--- RAW DATA ---
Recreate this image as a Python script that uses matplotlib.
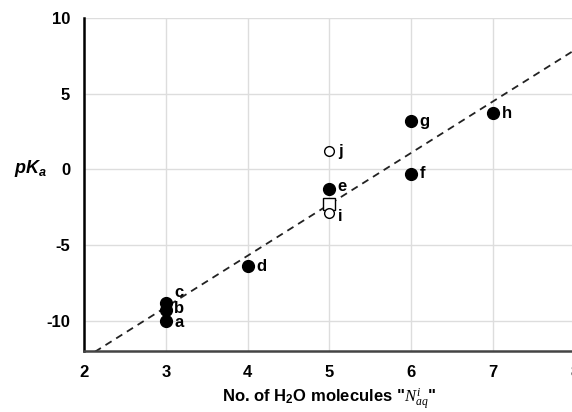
import numpy as np
import matplotlib
matplotlib.use('Agg')
import matplotlib.pyplot as plt

plt.rcParams['font.family'] = ['Liberation Sans', 'DejaVu Sans']
plt.rcParams['axes.unicode_minus'] = False
plt.rcParams['mathtext.fontset'] = 'custom'
plt.rcParams['mathtext.rm'] = 'Liberation Sans:bold'
plt.rcParams['mathtext.it'] = 'Liberation Serif:italic'
plt.rcParams['mathtext.sf'] = 'Liberation Sans:italic:bold'

# filled points
filled_x = [3, 3, 3, 4, 5, 6, 6, 7]
filled_y = [-10.0, -9.3, -8.8, -6.4, -1.3, -0.3, 3.2, 3.7]
filled_lab = ['a', 'b', 'c', 'd', 'e', 'f', 'g', 'h']

# open points
open_x = [5, 5]
open_y = [-2.9, 1.2]
open_lab = ['i', 'j']

# square (predicted) point
sq_x = [5]
sq_y = [-2.3]

# dashed trend line
trend_slope = 3.4
trend_intercept = -19.3

# label offsets in points (dx, dy)
offsets = {'a': (6, -1), 'b': (6, 1), 'c': (6, 7), 'd': (6, 0), 'e': (6, 2),
           'f': (6, 0), 'g': (6, 0), 'h': (6, 0), 'i': (6, -2), 'j': (6, 0)}

fig = plt.figure(figsize=(5.72, 4.12), dpi=100)
ax = fig.add_axes([0.147, 0.148, 0.858, 0.808])

ax.set_xlim(2, 8)
ax.set_ylim(-12, 10)
ax.set_xticks(range(2, 9))
ax.set_yticks([-10, -5, 0, 5, 10])
ax.grid(True, color='#dddddd', lw=1.0)
ax.set_axisbelow(True)

for s in ['top', 'right']:
    ax.spines[s].set_visible(False)
ax.spines['left'].set_linewidth(1.8)
ax.spines['bottom'].set_linewidth(1.8)
ax.spines['bottom'].set_color('#444444')
ax.tick_params(length=0, pad=10, labelsize=12)
for t in ax.get_xticklabels() + ax.get_yticklabels():
    t.set_fontweight('bold')

tx = np.array([2.0, 8.0])
ax.plot(tx, trend_slope * tx + trend_intercept, ls=(0, (4, 3)), color='#222222', lw=1.3, zorder=2)

ax.plot(filled_x, filled_y, 'o', color='black', ms=8.5, zorder=3)
ax.plot(open_x, open_y, 'o', mfc='white', mec='black', mew=1.0, ms=7, zorder=4)
ax.plot(sq_x, sq_y, 's', mfc='white', mec='black', mew=1.0, ms=8, zorder=3)

for x, y, l in list(zip(filled_x, filled_y, filled_lab)) + list(zip(open_x, open_y, open_lab)):
    ax.annotate(l, (x, y), xytext=offsets[l], textcoords='offset points',
                fontsize=12, fontweight='bold', va='center', ha='left', zorder=5)

ax.set_xlabel(r'No. of H$_{2}$O molecules "$N_{aq}^{i}$"', fontsize=12, fontweight='bold', labelpad=5)
fig.text(0.025, 0.59, r'$\mathsf{pK_a}$', fontsize=13, va='center', ha='left')

fig.savefig('out.png', dpi=100)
---
WORK INSTRUCTIONS
Give again, exactly, the lines from the start of the data through the one holding "plt.rcParams['mathtext.sf'] = 'Liberation"; omit the pictures.

FULL ANSWER
Recreate this image as a Python script that uses matplotlib.
import numpy as np
import matplotlib
matplotlib.use('Agg')
import matplotlib.pyplot as plt

plt.rcParams['font.family'] = ['Liberation Sans', 'DejaVu Sans']
plt.rcParams['axes.unicode_minus'] = False
plt.rcParams['mathtext.fontset'] = 'custom'
plt.rcParams['mathtext.rm'] = 'Liberation Sans:bold'
plt.rcParams['mathtext.it'] = 'Liberation Serif:italic'
plt.rcParams['mathtext.sf'] = 'Liberation Sans:italic:bold'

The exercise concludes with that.